La vida era muy simple y feliz en esas barriadas que mezclaban laburantes hijos de la inmigración y de las migraciones internas. Una vez por semana nos íbamos de paseo al supermercado Llaneza y era toda una gran aventura ir sentado en el carrito mientras mi abuela lo iba cargando hasta donde le alcanzaba el dinero que administraba con gran sabiduría. Todas las tardes, me mandaba a comprar al kiosco de Germán frente a la escuela primaria, quien nunca se olvidaba de agregar la hace ya bastante tiempo extinguida “yapa”. Cada tanto hacíamos visitas a la prima que vivía a unas diez cuadras, en La Cañada, donde se destacaban las casillas precarias de madera, las calles de tierra rellenadas con escombros y las zanjas de agua estancada. Allí vivían los “villeros”, con quienes jugaba hasta cansarme cada vez que iba. También recuerdo que alguna vez me llevaron a la ciudad deportiva de Boca, y fue como viajar a Disneylandia.

Durante ese largo año, mi tía Carmen se entretuvo enseñándome a leer y a escribir abonando lo que había sembrado mi abuelo, quien era el intelectual de la familia ya que de joven había estudiado en la Academia Pitman, y leía de punta a punta la revista Selecciones del Reader's Digest. Y no me olvido de las puteadas de mi tío José cuando a las siete de la mañana, mientras yo esperaba ya desayunado que llegara la “bañadera”, deletreaba dificultosamente en voz alta el horóscopo de cada día en el diario Crónica.

Y así fui creciendo, con esas marcas. Tengo la impresión de que los pibes nos conformábamos con poco y paradójicamente, que disfrutábamos mucho. Pero quizás esté equivocado, la nostalgia suele ser muy tramposa. Lo único cierto es que no estábamos tan sobreestimulados con el consumo como los pibes de ahora.

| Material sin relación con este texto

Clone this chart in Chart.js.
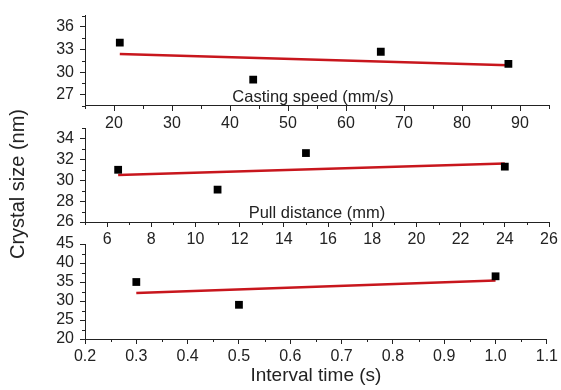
<!DOCTYPE html>
<html><head><meta charset="utf-8">
<script src="https://cdn.jsdelivr.net/npm/chart.js@4.4.0/dist/chart.umd.min.js"></script>
<style>
html,body{margin:0;padding:0;background:#fff;}
#wrap{position:relative;width:561px;height:390px;overflow:hidden;font-family:"Liberation Sans",Arial,sans-serif;color:#222;}
canvas{position:absolute;left:0;top:0;}
.lbl{position:absolute;white-space:nowrap;font-size:16.5px;transform:translate(-50%,-50%);line-height:1;}
</style></head><body>
<div id="wrap">
<canvas id="c1" width="561" height="390"></canvas>
<canvas id="c2" width="561" height="390"></canvas>
<canvas id="c3" width="561" height="390"></canvas>
<div class="lbl" style="left:313px;top:96px">Casting speed (mm/s)</div>
<div class="lbl" style="left:317px;top:212px">Pull distance (mm)</div>
<div class="lbl" style="left:17px;top:184px;transform:translate(-50%,-50%) rotate(-90deg);font-size:20px">Crystal size (nm)</div>
</div>
<script>
// Panel 1: casting speed
const speedX = [21, 44, 66, 88];
const speedY = [33.9, 29.0, 32.7, 31.1];
const speedFitX = [21, 88];
const speedFitY = [32.4, 30.9];
const speedXTicks = [20, 30, 40, 50, 60, 70, 80, 90];
const speedXMinor = [15, 25, 35, 45, 55, 65, 75, 85, 95];
const speedYTicks = [27, 30, 33, 36];
const speedYMinor = [25.5, 28.5, 31.5, 34.5, 37.5];

// Panel 2: pull distance
const pullX = [6.5, 11, 15, 24];
const pullY = [31.0, 29.1, 32.6, 31.3];
const pullFitX = [6.5, 24];
const pullFitY = [30.5, 31.6];
const pullXTicks = [6, 8, 10, 12, 14, 16, 18, 20, 22, 24, 26];
const pullXMinor = [5, 7, 9, 11, 13, 15, 17, 19, 21, 23, 25];
const pullYTicks = [26, 28, 30, 32, 34];
const pullYMinor = [27, 29, 31, 33, 35];

// Panel 3: interval time
const intX = [0.3, 0.5, 1.0];
const intY = [35.0, 29.0, 36.5];
const intFitX = [0.3, 1.0];
const intFitY = [32.1, 35.4];
const intXTicks = [0.2, 0.3, 0.4, 0.5, 0.6, 0.7, 0.8, 0.9, 1.0, 1.1];
const intXMinor = [0.25, 0.35, 0.45, 0.55, 0.65, 0.75, 0.85, 0.95, 1.05];
const intYTicks = [20, 25, 30, 35, 40, 45];
const intYMinor = [22.5, 27.5, 32.5, 37.5, 42.5];

const FONT = "'Liberation Sans', Arial, sans-serif";
const INK = '#222';
const W = 561, H = 390;
const LEFT = 85, RIGHT = 549;

function zip(xs, ys) { return xs.map((x, i) => ({x: x, y: ys[i]})); }

function minorPlugin(xMinor, yMinor) {
  return {
    id: 'minor',
    afterDraw(chart) {
      const ctx = chart.ctx, xs = chart.scales.x, ys = chart.scales.y;
      const a = chart.chartArea;
      ctx.save();
      ctx.strokeStyle = INK; ctx.lineWidth = 1;
      ctx.beginPath();
      xMinor.forEach(v => {
        const p = Math.round(xs.getPixelForValue(v)) + 0.5;
        ctx.moveTo(p, a.bottom); ctx.lineTo(p, a.bottom + 3);
      });
      yMinor.forEach(v => {
        const p = Math.round(ys.getPixelForValue(v)) + 0.5;
        ctx.moveTo(a.left, p); ctx.lineTo(a.left - 3, p);
      });
      ctx.stroke();
      ctx.restore();
    }
  };
}

function panel(id, o) {
  const xAxisH = o.xAxisH;
  return new Chart(document.getElementById(id), {
    type: 'scatter',
    data: {
      datasets: [
        {data: zip(o.px, o.py), pointStyle: 'rect', pointRadius: 5.5, pointBackgroundColor: '#000', pointBorderColor: '#000', pointBorderWidth: 0, showLine: false},
        {data: zip(o.fx, o.fy), showLine: true, borderColor: '#c8161d', borderWidth: 2.5, pointRadius: 0, fill: false}
      ]
    },
    options: {
      responsive: false, animation: false, events: [],
      plugins: {legend: {display: false}, tooltip: {enabled: false}},
      layout: {padding: {left: 0, right: W - RIGHT, top: o.top, bottom: H - o.bottom - xAxisH}},
      scales: {
        x: {
          type: 'linear', min: o.xmin, max: o.xmax,
          afterBuildTicks: s => { s.ticks = o.xt.map(v => ({value: v})); },
          afterFit: s => { s.height = xAxisH; },
          grid: {drawOnChartArea: false, drawTicks: true, tickLength: 5, color: INK, lineWidth: 1},
          border: {display: true, color: INK, width: 1},
          ticks: {color: INK, font: {family: FONT, size: 16}, padding: 3, maxRotation: 0, autoSkip: false,
                  callback: o.xfmt || (v => String(v))},
          title: o.xtitle ? {display: true, text: o.xtitle, color: INK, font: {family: FONT, size: 19}, padding: {top: 0, bottom: 3}} : {display: false}
        },
        y: {
          type: 'linear', min: o.ymin, max: o.ymax,
          afterBuildTicks: s => { s.ticks = o.yt.map(v => ({value: v})); },
          afterFit: s => { s.width = LEFT; },
          grid: {drawOnChartArea: false, drawTicks: true, tickLength: 5, color: INK, lineWidth: 1},
          border: {display: true, color: INK, width: 1},
          ticks: {color: INK, font: {family: FONT, size: 16}, padding: 6, autoSkip: false, callback: v => String(v)}
        }
      }
    },
    plugins: [minorPlugin(o.xm, o.ym)]
  });
}

panel('c1', {px: speedX, py: speedY, fx: speedFitX, fy: speedFitY,
  xmin: 15, xmax: 95, ymin: 25.5, ymax: 37.5, xt: speedXTicks, xm: speedXMinor, yt: speedYTicks, ym: speedYMinor,
  top: 15, bottom: 106, xAxisH: 30});
panel('c2', {px: pullX, py: pullY, fx: pullFitX, fy: pullFitY,
  xmin: 5, xmax: 26, ymin: 26, ymax: 35, xt: pullXTicks, xm: pullXMinor, yt: pullYTicks, ym: pullYMinor,
  top: 128, bottom: 222, xAxisH: 30});
panel('c3', {px: intX, py: intY, fx: intFitX, fy: intFitY,
  xmin: 0.2, xmax: 1.1, ymin: 20, ymax: 45, xt: intXTicks, xm: intXMinor, yt: intYTicks, ym: intYMinor,
  top: 244, bottom: 339, xAxisH: 51, xtitle: 'Interval time (s)', xfmt: v => Number(v).toFixed(1)});
</script>
</body></html>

Un quillango fue mi “Rosebud”. Tan difícil de saber hoy en día qué es un quillango para gran parte de los lectores como les resultó a los investigadores de la famosa película “El ciudadano” descubrir que ese vocablo era el nombre del trineo infantil del protagonista. Como parecen estar extinguidos desde hace años, les cuento que era una especie de colcha de origen tehuelche hecha con retazos de cuero de guanaco cosido, con muy lindas combinaciones de colores. Era una época donde nadie le prestaba mucha atención a la ecología o al sufrimiento animal.

Aunque sea incorrecto políticamente, no saben cuánto me gustaría volver a acariciar la piel suave de un quillango y sentir el calor que me brindaba en la enorme cama de mis padres, mientras retozaba con ellos las mañanas de los domingos. Allí nunca me faltaban los mimos de mi madre mientras le cebaba mate a mi padre.